## Start DATA SEGMENT

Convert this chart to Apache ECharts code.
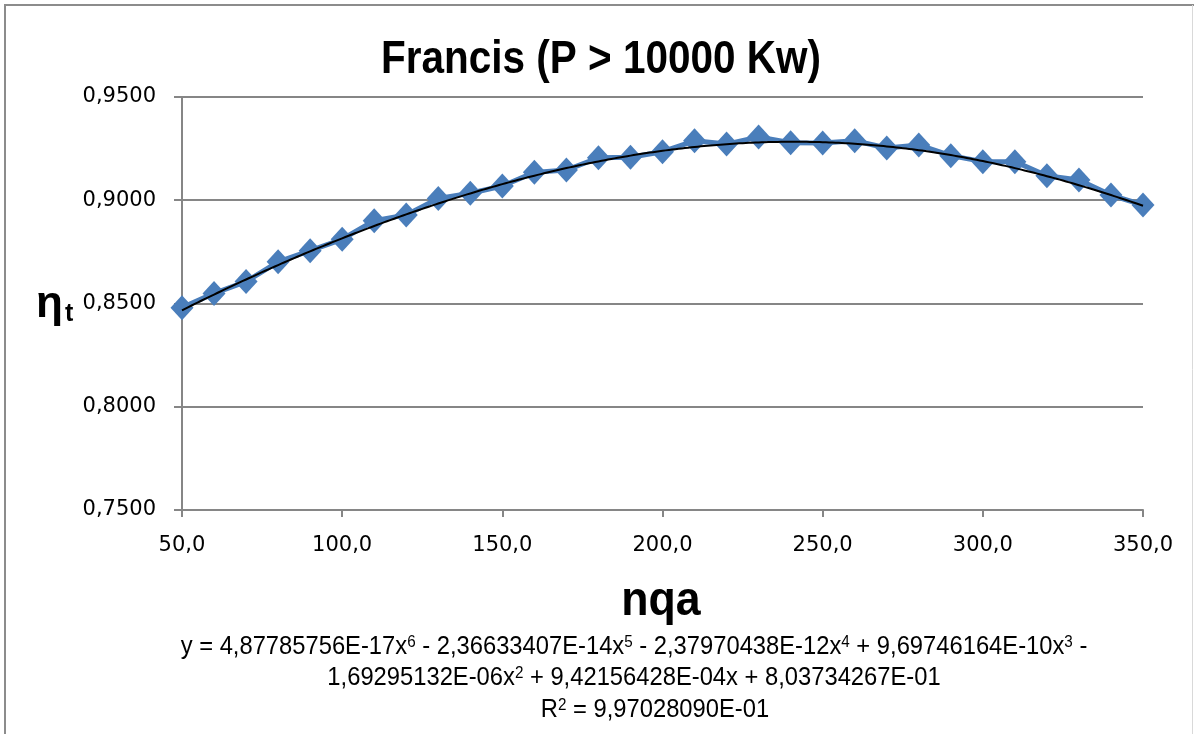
<!DOCTYPE html>
<html>
<head>
<meta charset="utf-8">
<script src="https://cdn.jsdelivr.net/npm/echarts@6/dist/echarts.min.js"></script>
<style>
html,body{margin:0;padding:0;background:#fff;}
#chart{width:1194px;height:734px;}
</style>
</head>
<body>
<div id="chart"></div>
<script>
var titleText = 'Francis (P > 10000 Kw)';
var xAxisTitle = 'nqa';
var nqa = [50,60,70,80,90,100,110,120,130,140,150,160,170,180,190,200,210,220,230,240,250,260,270,280,290,300,310,320,330,340,350];
var eta = [0.8480,0.8549,0.8606,0.8702,0.8756,0.8811,0.8901,0.8929,0.9009,0.9034,0.9069,0.9135,0.9146,0.9206,0.9208,0.9235,0.9288,0.9272,0.9306,0.9279,0.9277,0.9288,0.9253,0.9268,0.9216,0.9187,0.9187,0.9119,0.9098,0.9025,0.8977];
// trendline coefficients as printed in the chart (degree 6 ... 0)
var trendCoefficients = [4.87785756E-17,-2.36633407E-14,-2.37970438E-12,9.69746164E-10,-1.69295132E-06,9.42156428E-04,8.03734267E-01];
var eqLines = [
  'y = 4,87785756E-17x{s|6} - 2,36633407E-14x{s|5} - 2,37970438E-12x{s|4} + 9,69746164E-10x{s|3} -',
  '1,69295132E-06x{s|2} + 9,42156428E-04x + 8,03734267E-01',
  'R{s|2} = 9,97028090E-01'
];

function evalPoly(c, x){var y=0;for(var i=0;i<c.length;i++){y=y*x+c[i];}return y;}
var trend = [];
for (var x = 50; x <= 350; x += 2) { trend.push([x, evalPoly(trendCoefficients, x)]); }

var pts = nqa.map(function(v,i){return [v, eta[i]];});
var txtFont = '"Liberation Sans",Arial,sans-serif';
var tickFont = '"DejaVu Sans",sans-serif';

var eqYs = [647, 678, 710];
var eqXs = [634, 634, 655];
var eqGraphics = eqLines.map(function(t, i){
  return {type:'text', x:eqXs[i], y:eqYs[i], scaleX:0.95, style:{
    text:t, align:'center', verticalAlign:'middle', fontFamily:txtFont, fontSize:25, fill:'#000',
    rich:{s:{fontFamily:txtFont,fontSize:16,fill:'#000',verticalAlign:'top'}}}};
});

var chart = echarts.init(document.getElementById('chart'), null, {renderer:'canvas'});
chart.setOption({
  backgroundColor:'#fff',
  animation:false,
  grid:{left:182,right:51,top:97,bottom:224,containLabel:false},
  xAxis:{type:'value',min:50,max:350,interval:50,
    axisLine:{show:true,lineStyle:{color:'#868686',width:2}},
    axisTick:{show:true,length:7,lineStyle:{color:'#868686',width:2}},
    splitLine:{show:false},
    axisLabel:{margin:25,fontFamily:tickFont,fontSize:21,color:'#000',
      formatter:function(v){return v.toFixed(1).replace('.',',');}}},
  yAxis:{type:'value',min:0.75,max:0.95,interval:0.05,
    axisLine:{show:true,lineStyle:{color:'#868686',width:2}},
    axisTick:{show:true,length:8,lineStyle:{color:'#868686',width:2}},
    splitLine:{show:true,lineStyle:{color:'#868686',width:2}},
    axisLabel:{margin:26,fontFamily:tickFont,fontSize:21,color:'#000',
      formatter:function(v){return v.toFixed(4).replace('.',',');}}},
  series:[
    {type:'line',data:pts,symbol:'diamond',symbolSize:[23,25],
      lineStyle:{color:'#4a7ebb',width:5},itemStyle:{color:'#4a7ebb'},z:2},
    {type:'line',data:trend,symbol:'none',smooth:true,
      lineStyle:{color:'#000',width:2},z:3}
  ],
  graphic:[
    {type:'polyline',shape:{points:[[5,740],[5,5],[1194,5]]},style:{fill:'none',stroke:'#8c8c8c',lineWidth:2},silent:true},
    {type:'line',shape:{x1:1192.5,y1:5,x2:1192.5,y2:734},style:{stroke:'#d9d9d9',lineWidth:1},silent:true},
    {type:'text',x:601,y:60,scaleX:0.88,style:{text:titleText,align:'center',verticalAlign:'middle',
      fontFamily:txtFont,fontWeight:'bold',fontSize:46,fill:'#000'}},
    {type:'text',x:661,y:602,scaleX:0.93,style:{text:xAxisTitle,align:'center',verticalAlign:'middle',
      fontFamily:txtFont,fontWeight:'bold',fontSize:48,fill:'#000'}},
    {type:'text',left:36,top:283,style:{
      text:'{a|η}{b|t}',
      rich:{a:{fontFamily:txtFont,fontWeight:'bold',fontSize:44,fill:'#000',verticalAlign:'bottom'},
            b:{fontFamily:txtFont,fontWeight:'bold',fontSize:25,fill:'#000',verticalAlign:'bottom',padding:[0,0,0,2]}}}}
  ].concat(eqGraphics)
});
</script>
</body>
</html>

## End DATA SEGMENT

From the material above, copy everything exactly but the pictures.

■ TASK OUTPUT ■
Convert this chart to Apache ECharts code.
<!DOCTYPE html>
<html>
<head>
<meta charset="utf-8">
<script src="https://cdn.jsdelivr.net/npm/echarts@6/dist/echarts.min.js"></script>
<style>
html,body{margin:0;padding:0;background:#fff;}
#chart{width:1194px;height:734px;}
</style>
</head>
<body>
<div id="chart"></div>
<script>
var titleText = 'Francis (P > 10000 Kw)';
var xAxisTitle = 'nqa';
var nqa = [50,60,70,80,90,100,110,120,130,140,150,160,170,180,190,200,210,220,230,240,250,260,270,280,290,300,310,320,330,340,350];
var eta = [0.8480,0.8549,0.8606,0.8702,0.8756,0.8811,0.8901,0.8929,0.9009,0.9034,0.9069,0.9135,0.9146,0.9206,0.9208,0.9235,0.9288,0.9272,0.9306,0.9279,0.9277,0.9288,0.9253,0.9268,0.9216,0.9187,0.9187,0.9119,0.9098,0.9025,0.8977];
// trendline coefficients as printed in the chart (degree 6 ... 0)
var trendCoefficients = [4.87785756E-17,-2.36633407E-14,-2.37970438E-12,9.69746164E-10,-1.69295132E-06,9.42156428E-04,8.03734267E-01];
var eqLines = [
  'y = 4,87785756E-17x{s|6} - 2,36633407E-14x{s|5} - 2,37970438E-12x{s|4} + 9,69746164E-10x{s|3} -',
  '1,69295132E-06x{s|2} + 9,42156428E-04x + 8,03734267E-01',
  'R{s|2} = 9,97028090E-01'
];

function evalPoly(c, x){var y=0;for(var i=0;i<c.length;i++){y=y*x+c[i];}return y;}
var trend = [];
for (var x = 50; x <= 350; x += 2) { trend.push([x, evalPoly(trendCoefficients, x)]); }

var pts = nqa.map(function(v,i){return [v, eta[i]];});
var txtFont = '"Liberation Sans",Arial,sans-serif';
var tickFont = '"DejaVu Sans",sans-serif';

var eqYs = [647, 678, 710];
var eqXs = [634, 634, 655];
var eqGraphics = eqLines.map(function(t, i){
  return {type:'text', x:eqXs[i], y:eqYs[i], scaleX:0.95, style:{
    text:t, align:'center', verticalAlign:'middle', fontFamily:txtFont, fontSize:25, fill:'#000',
    rich:{s:{fontFamily:txtFont,fontSize:16,fill:'#000',verticalAlign:'top'}}}};
});

var chart = echarts.init(document.getElementById('chart'), null, {renderer:'canvas'});
chart.setOption({
  backgroundColor:'#fff',
  animation:false,
  grid:{left:182,right:51,top:97,bottom:224,containLabel:false},
  xAxis:{type:'value',min:50,max:350,interval:50,
    axisLine:{show:true,lineStyle:{color:'#868686',width:2}},
    axisTick:{show:true,length:7,lineStyle:{color:'#868686',width:2}},
    splitLine:{show:false},
    axisLabel:{margin:25,fontFamily:tickFont,fontSize:21,color:'#000',
      formatter:function(v){return v.toFixed(1).replace('.',',');}}},
  yAxis:{type:'value',min:0.75,max:0.95,interval:0.05,
    axisLine:{show:true,lineStyle:{color:'#868686',width:2}},
    axisTick:{show:true,length:8,lineStyle:{color:'#868686',width:2}},
    splitLine:{show:true,lineStyle:{color:'#868686',width:2}},
    axisLabel:{margin:26,fontFamily:tickFont,fontSize:21,color:'#000',
      formatter:function(v){return v.toFixed(4).replace('.',',');}}},
  series:[
    {type:'line',data:pts,symbol:'diamond',symbolSize:[23,25],
      lineStyle:{color:'#4a7ebb',width:5},itemStyle:{color:'#4a7ebb'},z:2},
    {type:'line',data:trend,symbol:'none',smooth:true,
      lineStyle:{color:'#000',width:2},z:3}
  ],
  graphic:[
    {type:'polyline',shape:{points:[[5,740],[5,5],[1194,5]]},style:{fill:'none',stroke:'#8c8c8c',lineWidth:2},silent:true},
    {type:'line',shape:{x1:1192.5,y1:5,x2:1192.5,y2:734},style:{stroke:'#d9d9d9',lineWidth:1},silent:true},
    {type:'text',x:601,y:60,scaleX:0.88,style:{text:titleText,align:'center',verticalAlign:'middle',
      fontFamily:txtFont,fontWeight:'bold',fontSize:46,fill:'#000'}},
    {type:'text',x:661,y:602,scaleX:0.93,style:{text:xAxisTitle,align:'center',verticalAlign:'middle',
      fontFamily:txtFont,fontWeight:'bold',fontSize:48,fill:'#000'}},
    {type:'text',left:36,top:283,style:{
      text:'{a|η}{b|t}',
      rich:{a:{fontFamily:txtFont,fontWeight:'bold',fontSize:44,fill:'#000',verticalAlign:'bottom'},
            b:{fontFamily:txtFont,fontWeight:'bold',fontSize:25,fill:'#000',verticalAlign:'bottom',padding:[0,0,0,2]}}}}
  ].concat(eqGraphics)
});
</script>
</body>
</html>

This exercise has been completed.